The SMSF Association has included a recommendation in its 2016 budget submission to allow individuals to carry forward the unused amount of their non-concessional contributions cap, enabling them to make larger superannuation contributions when they have the capacity to do so.
The industry body has called on the government to scrap the current “use it or lose it” approach with a view to making the system better for some specific individuals.
“The current system delivers a poor result for people with volatile incomes – those with broken work patterns, especially women, small business owners or farmers whose income can fluctuate widely. These people may be able to make significant contributions to superannuation in some years but not others,” SMSF Association chief executive Andrea Slattery said.
“In addition, younger people who are unable to make contributions above compulsory superannuation contributions earlier in life due to financial commitments, such as mortgages and raising families, will have an opportunity to increase their contributions later in life.”

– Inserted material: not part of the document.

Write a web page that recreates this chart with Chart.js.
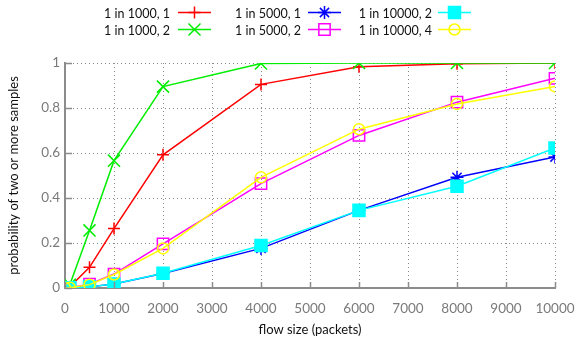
<!DOCTYPE html>
<html>
<head>
<meta charset="utf-8">
<script src="https://cdn.jsdelivr.net/npm/chart.js@4/dist/chart.umd.min.js"></script>
<style>
  html, body { margin: 0; padding: 0; background: #fff; }
  #wrap { width: 576px; height: 344px; position: relative; }
</style>
</head>
<body>
<div id="wrap"><canvas id="c" width="576" height="344"></canvas></div>
<script>
// Flow sizes (packets) at which each sampling setting was evaluated
const flowSizes = [0, 100, 500, 1000, 2000, 4000, 6000, 8000, 10000];

// Probability of two or more samples for each sampling setting
const rate1000x1  = [0, 0.005, 0.092, 0.264, 0.592, 0.905, 0.983, 0.997, 1.0];
const rate1000x2  = [0, 0.015, 0.256, 0.566, 0.895, 0.998, 1.0, 1.0, 1.0];
const rate5000x1  = [0, 0.001, 0.005, 0.018, 0.064, 0.176, 0.345, 0.492, 0.582];
const rate5000x2  = [0, 0.001, 0.017, 0.062, 0.196, 0.464, 0.678, 0.826, 0.932];
const rate10000x2 = [0, 0.001, 0.005, 0.018, 0.066, 0.189, 0.345, 0.452, 0.622];
const rate10000x4 = [0, 0.001, 0.015, 0.060, 0.176, 0.492, 0.706, 0.818, 0.896];

const seriesLabels = ['1 in 1000, 1', '1 in 1000, 2', '1 in 5000, 1',
                      '1 in 5000, 2', '1 in 10000, 2', '1 in 10000, 4'];

const xTicks = [0, 1000, 2000, 3000, 4000, 5000, 6000, 7000, 8000, 9000, 10000];
const yTicks = [0, 0.2, 0.4, 0.6, 0.8, 1];

const FONT = 'Lato, "DejaVu Sans", sans-serif';
const AXIS_GREY = '#8c8c8c';
const GRID_GREY = '#8a8a8a';

function pts(values) {
  return flowSizes.map((x, i) => ({ x: x, y: values[i] }));
}

const styles = [
  { color: '#ff0000', pointStyle: 'cross',    radius: 6,   fill: false },
  { color: '#00ee00', pointStyle: 'crossRot', radius: 8.5, fill: false },
  { color: '#0000ff', pointStyle: 'star',     radius: 6.5, fill: false },
  { color: '#ff00ff', pointStyle: 'rect',     radius: 8,   fill: false },
  { color: '#00ffff', pointStyle: 'rect',     radius: 8.5, fill: true  },
  { color: '#ffff00', pointStyle: 'circle',   radius: 5.5, fill: false }
];
const seriesData = [rate1000x1, rate1000x2, rate5000x1, rate5000x2, rate10000x2, rate10000x4];

const datasets = seriesData.map((vals, i) => {
  const s = styles[i];
  return {
    label: seriesLabels[i],
    data: pts(vals),
    borderColor: s.color,
    backgroundColor: s.fill ? s.color : 'rgba(0,0,0,0)',
    pointBorderColor: s.color,
    pointBackgroundColor: s.fill ? s.color : 'rgba(0,0,0,0)',
    pointStyle: s.pointStyle,
    pointRadius: s.radius,
    pointHoverRadius: s.radius,
    pointBorderWidth: 1.5,
    borderWidth: 1.5,
    tension: 0,
    fill: false,
    order: seriesData.length - i
  };
});

// Dotted grid, drawn at the scale tick positions behind the data
const dottedGrid = {
  id: 'dottedGrid',
  beforeDatasetsDraw(chart) {
    const { ctx, chartArea, scales } = chart;
    ctx.save();
    ctx.strokeStyle = GRID_GREY;
    ctx.lineWidth = 1;
    ctx.setLineDash([1, 3]);
    ctx.beginPath();
    xTicks.slice(1).forEach(v => {
      const px = Math.round(scales.x.getPixelForValue(v)) + 0.5;
      ctx.moveTo(px, chartArea.bottom);
      ctx.lineTo(px, chartArea.top);
    });
    yTicks.slice(1).forEach(v => {
      const py = Math.round(scales.y.getPixelForValue(v)) + 0.5;
      ctx.moveTo(chartArea.left, py);
      ctx.lineTo(chartArea.right, py);
    });
    ctx.stroke();
    ctx.restore();
  },
  // Short inward tick marks on the left and bottom axes
  afterDatasetsDraw(chart) {
    const { ctx, chartArea, scales } = chart;
    ctx.save();
    ctx.strokeStyle = AXIS_GREY;
    ctx.lineWidth = 1.5;
    ctx.beginPath();
    xTicks.forEach(v => {
      const px = Math.round(scales.x.getPixelForValue(v)) + 0.5;
      ctx.moveTo(px, chartArea.bottom);
      ctx.lineTo(px, chartArea.bottom - 6);
    });
    yTicks.forEach(v => {
      const py = Math.round(scales.y.getPixelForValue(v)) + 0.5;
      ctx.moveTo(chartArea.left, py);
      ctx.lineTo(chartArea.left + 7, py);
    });
    ctx.stroke();
    ctx.restore();
  }
};

// Two-row key: label text right-aligned, then a line sample with its marker
const keyLegend = {
  id: 'keyLegend',
  afterDraw(chart) {
    const { ctx } = chart;
    const textRight = [170, 301, 432];
    const lineStart = [178, 308, 438];
    const lineLen = 33;
    const rowY = [12.5, 29.5];
    ctx.save();
    ctx.font = '12.5px ' + FONT;
    ctx.textAlign = 'right';
    ctx.textBaseline = 'middle';
    chart.data.datasets.forEach((ds, i) => {
      const col = Math.floor(i / 2), row = i % 2;
      const y = rowY[row];
      ctx.fillStyle = '#111';
      ctx.fillText(ds.label, textRight[col], y + 1);
      ctx.strokeStyle = ds.borderColor;
      ctx.lineWidth = 1.5;
      ctx.beginPath();
      ctx.moveTo(lineStart[col], y);
      ctx.lineTo(lineStart[col] + lineLen, y);
      ctx.stroke();
      ctx.fillStyle = ds.pointBackgroundColor;
      ctx.strokeStyle = ds.pointBorderColor;
      Chart.helpers.drawPoint(ctx, {
        pointStyle: ds.pointStyle,
        radius: ds.pointRadius,
        borderWidth: 1.5,
        rotation: 0
      }, lineStart[col] + lineLen / 2, y);
    });
    ctx.restore();
  }
};

const hiddenGrid = { display: true, drawOnChartArea: false, drawTicks: false, color: 'rgba(0,0,0,0)' };

new Chart(document.getElementById('c'), {
  type: 'line',
  data: { datasets: datasets },
  plugins: [dottedGrid, keyLegend],
  options: {
    responsive: false,
    animation: false,
    devicePixelRatio: 1,
    layout: { padding: { top: 63, right: 21, bottom: 0, left: 0 } },
    plugins: { legend: { display: false }, tooltip: { enabled: false } },
    scales: {
      x: {
        type: 'linear',
        min: 0, max: 10000,
        afterFit(scale) {
          scale.height = 56;
          scale.paddingLeft = 0;
          scale.paddingRight = 0;
        },
        afterBuildTicks(scale) { scale.ticks = xTicks.map(v => ({ value: v })); },
        ticks: { color: '#7a7a7a', font: { family: FONT, size: 13.5 }, padding: 13, maxRotation: 0,
                 callback: v => String(v) },
        grid: hiddenGrid,
        border: { display: true, color: AXIS_GREY, width: 2 },
        title: { display: true, text: 'flow size (packets)', color: '#111',
                 font: { family: FONT, size: 13 }, padding: { top: 0, bottom: 6 } }
      },
      y: {
        min: 0, max: 1,
        afterFit(scale) {
          scale.width = 65;
          scale.paddingTop = 0;
          scale.paddingBottom = 0;
        },
        afterBuildTicks(scale) { scale.ticks = yTicks.map(v => ({ value: v })); },
        ticks: { color: '#7a7a7a', font: { family: FONT, size: 13.5 }, padding: 5,
                 callback: v => String(v) },
        grid: hiddenGrid,
        border: { display: true, color: AXIS_GREY, width: 2 },
        title: { display: true, text: 'probability of two or more samples', color: '#111',
                 font: { family: FONT, size: 13 }, padding: { top: 6, bottom: 0 } }
      }
    }
  }
});
</script>
</body>
</html>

In addition, the carry-forward approach would be a more equitable solution than implementing lifetime contributions caps, which had been suggested by some quarters of the industry, Slattery argued.
“A lifetime contribution cap model can be exploited by making large concessional contributions early in life, reaping the long-term benefits from the low-tax superannuation environment for related investment earnings,” she said.
“But under a carry-forward model, contributions are limited by the maximum annual concessional contribution cap.”
According to Slattery, incorporating flexibility in regard to non-concessional contributions caps would help Australians accumulate an adequate level of superannuation benefits to fund a comfortable retirement.
Also included in the SMSF Association’s 2016 budget submission was a call to improve some of the current administrative obstacles incorporated in the current superannuation system.
“This particularly applies to the complex rules around after-tax contributions for people aged 65 and over, and the 10 per cent rule that restricts how people can make pre-tax contributions depending on whether they are self-employed or an employee,” Slattery explained.